Cast: Aamir Khan, Fatima Sana Shaikh, Sanya Malhotra, Sakshi Tanwar, Vivan Bhatena, Aparshakti
Khurana, Zaira Wasim, Ritwik Soore, Suhani Bhatnagar, Girish Kulkarni
Director: Nitesh Tiwari
A rare double win in the 2010 Commonwealth Games, Delhi, by two siblings Geeta Kumari Phogat and Babita Kumari Phogat becomes strong reason for a cinematic biopic on the legendary coach and former National champion Mahavir Singh Phogat, their father.
This Aamir Khan Productions’ film first delves into Mahavir Singh’s post National champion life, taking us along on his decision to give up the unyielding sport of wrestling for a secure job and family obligations, his disappointment in breeding four daughters instead of the son that he desired to carry forward his sporting lineage towards International glory and his eventual recapitulation in accepting that his daughters could and would make that dream come true.
Aamir Khan hogs the show entirely here. He ages right in front of our eyes – going from late teen to sixty (sincere body work from Aamir combined with noteworthy make-up, styling & use of prosthetics) but not necessarily in that order. Impervious to the challenges of a regimented system and blazing a unique trail, Mahavir Singh battles against family pressure and his daughters’ (Zaira Wasim , Suhani Bhatnagar) disinterest to make the seemingly impossible possible.
This part of the film feels a little fragmented putting forward contradictory belief systems in glib perfunctory fashion. There’s no growth curve, just highlights here. The pre-interval half begins with a state level champion (Vivan ‘Talaash’ Bhatena in yet another opening introductory sequence in an Aamir Khan film) picking up a fight with Mahavir Singh while the telecast of an Olympic wrestling match (commentary)is heard in the background. That’s how we get to know about Mahavir’s national champion status and his desire for a male progeny to wrestle beyond his footsteps.
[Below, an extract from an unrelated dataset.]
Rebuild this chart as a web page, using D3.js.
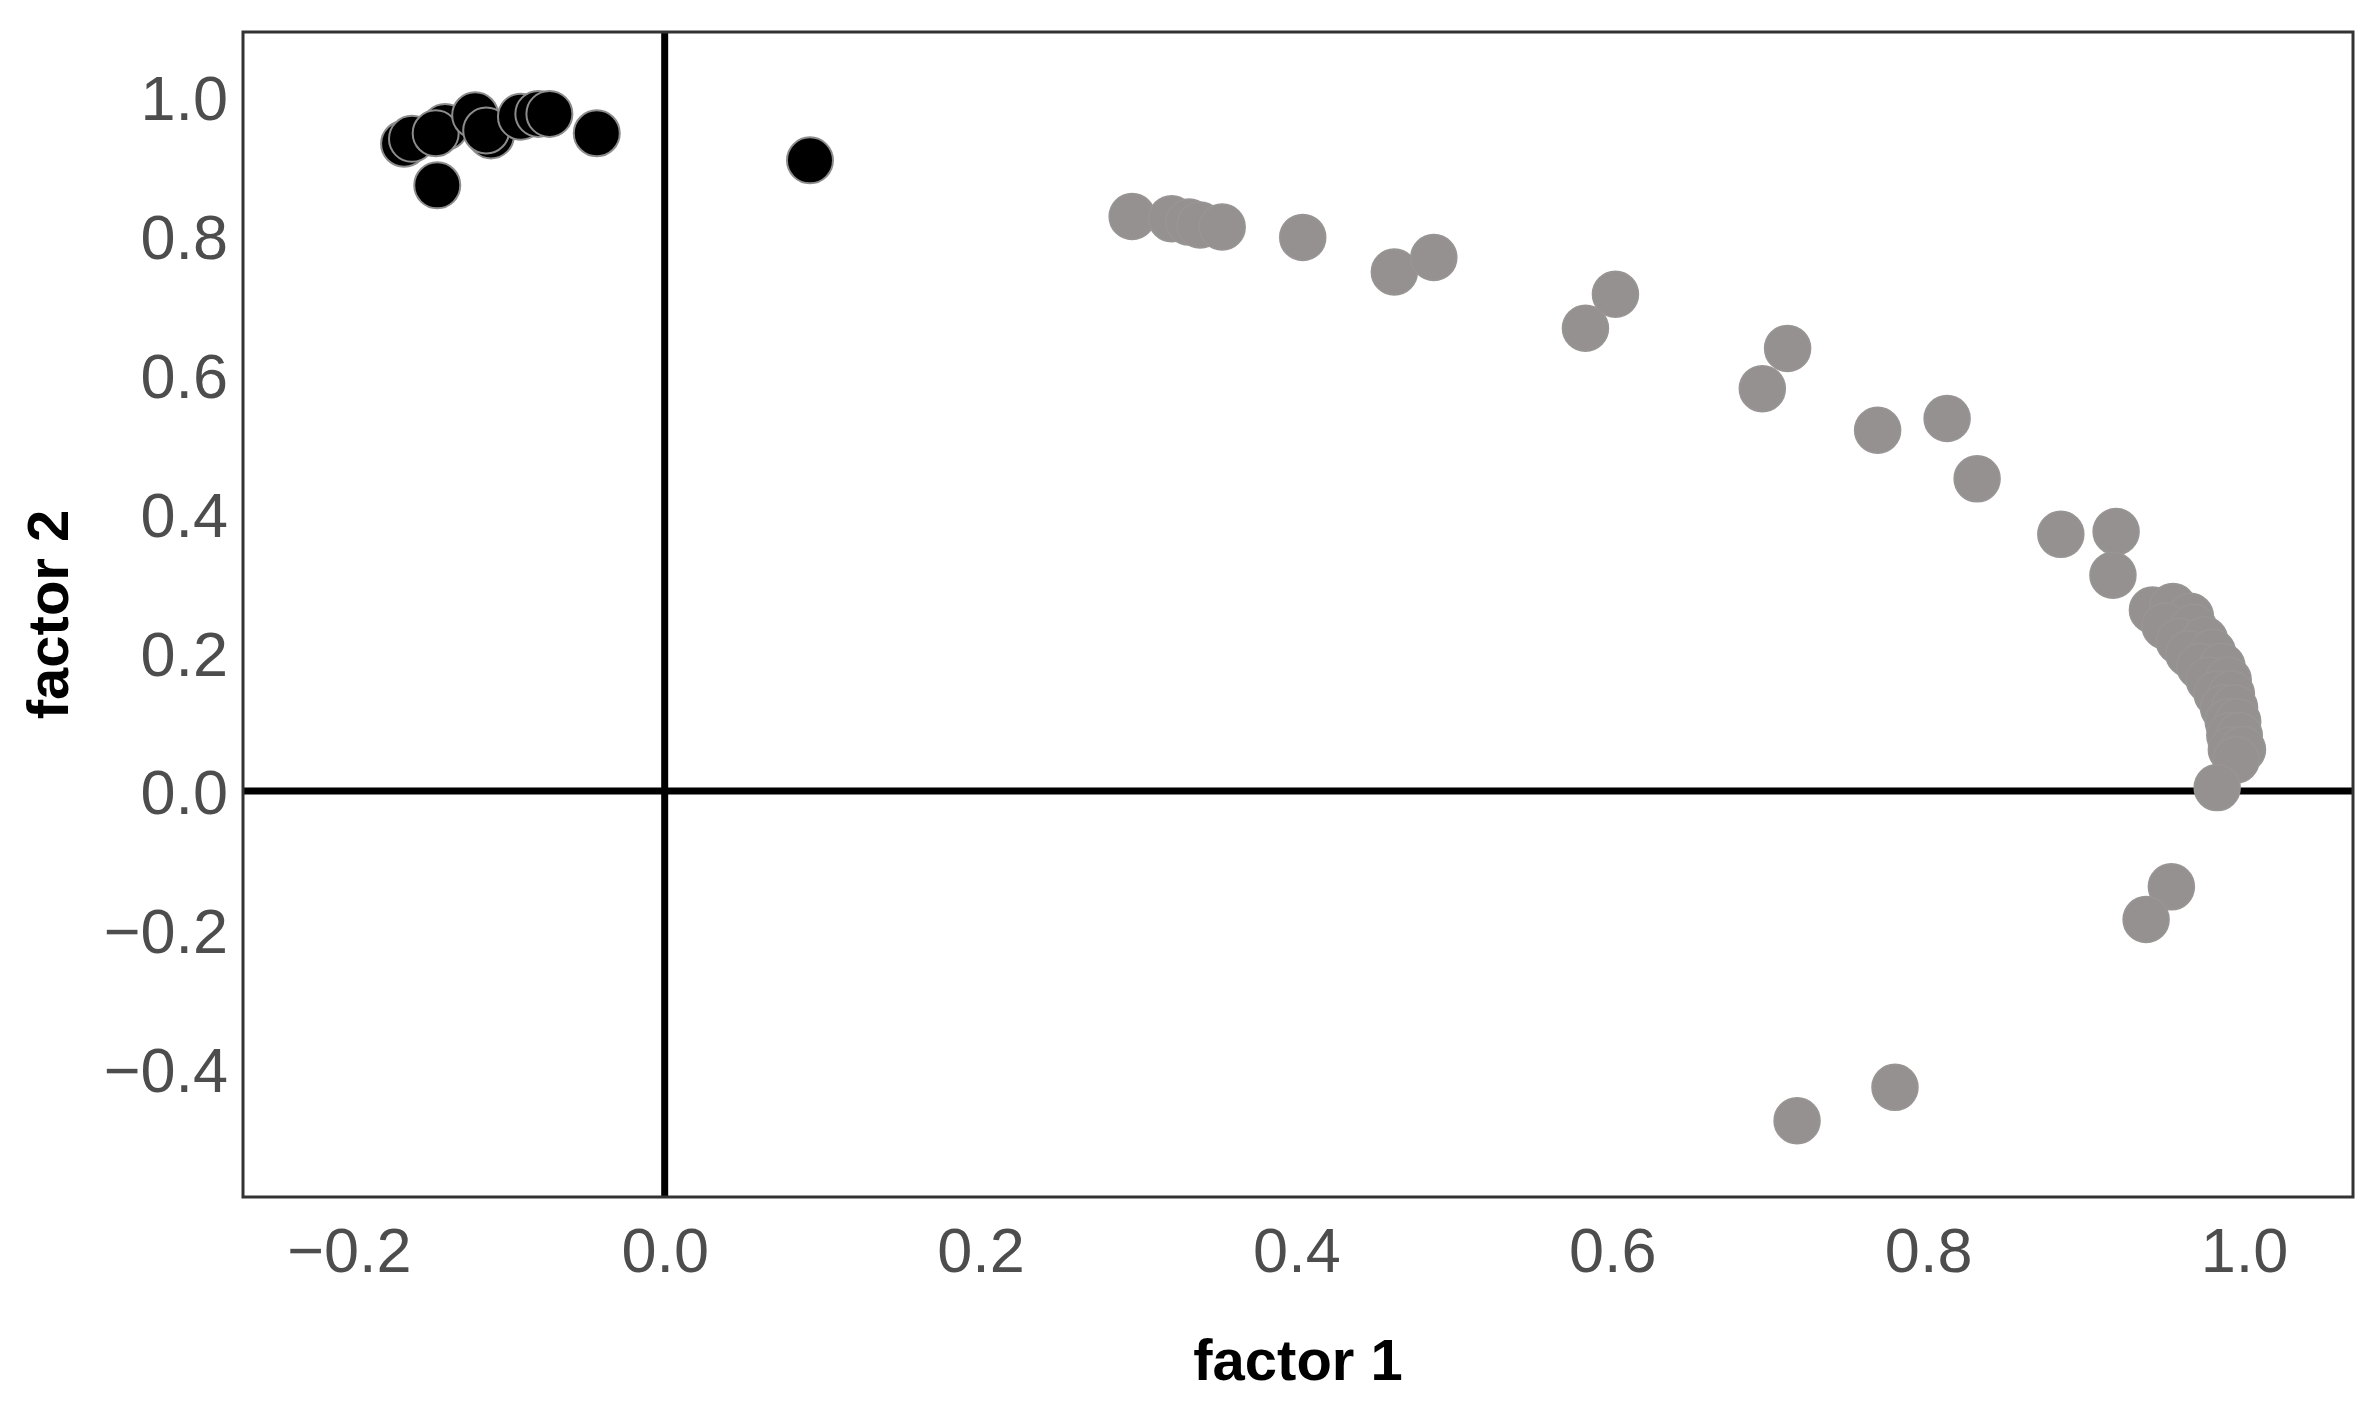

The second half though packs much more of a punch. It plays out interestingly with the young teens Geeta Kumari & Babita coerced into taking up the sport, going through the grind, reaching their teens (Fatima Sana Shaikh, Sanya Malhotra), winning the nationals & then catapulting to the SAI facility in Patiala in order to gain International glory.
Mahavir’s distress about that is a bit of a bummer because it comes after his daughter informs him that it would be necessary to get into the SAI program for International glory. Being a National champion himself he should have known that. Infarction between Mahavir & Geeta caused by the entry of the SAI coach (Girish Kulkarni), while increasing dramatic tension doesn’t play out all that convincingly.
Neither does the issue of jealousy & credit for success that plays out in the finale have any inkling to the truth. The wrestling aspects and the uninhibited performances are the most uplifting elements of the movie. Nitesh orients us with a simplified explanation of the point system and then goes on to help us invest that part of the knowledge towards the enjoyment of the sport. The bouts are staged in such a manner that adrenaline rushes are a given.
Technicalities are also adhered to as much as possible. Junior Indian women’s wrestling team coach Kripa Shankar Patel Bishnoi’s efforts to get the actors into wrestling mode must be appreciated. Nitesh’s helming is assured. While it may not be intellectually stimulating his scriptwriting team and himself work hard to give us some extraordinary moments of power and grace. Performances all round are superb.
Ultimately this film belongs to Aamir and the girls (both sets) who play his daughters. Aamir’s big moment comes when he has to beg the SAI administration to reinstate his girls in the team while both sets of actors essaying the younger & older versions of Geeta and Babita are so breathtakingly vivid that it almost feels like we have been party to greatness. Despite the minor narrative faults, this film is a sincere, highly involving and warmly heartening experience – one that should not be missed!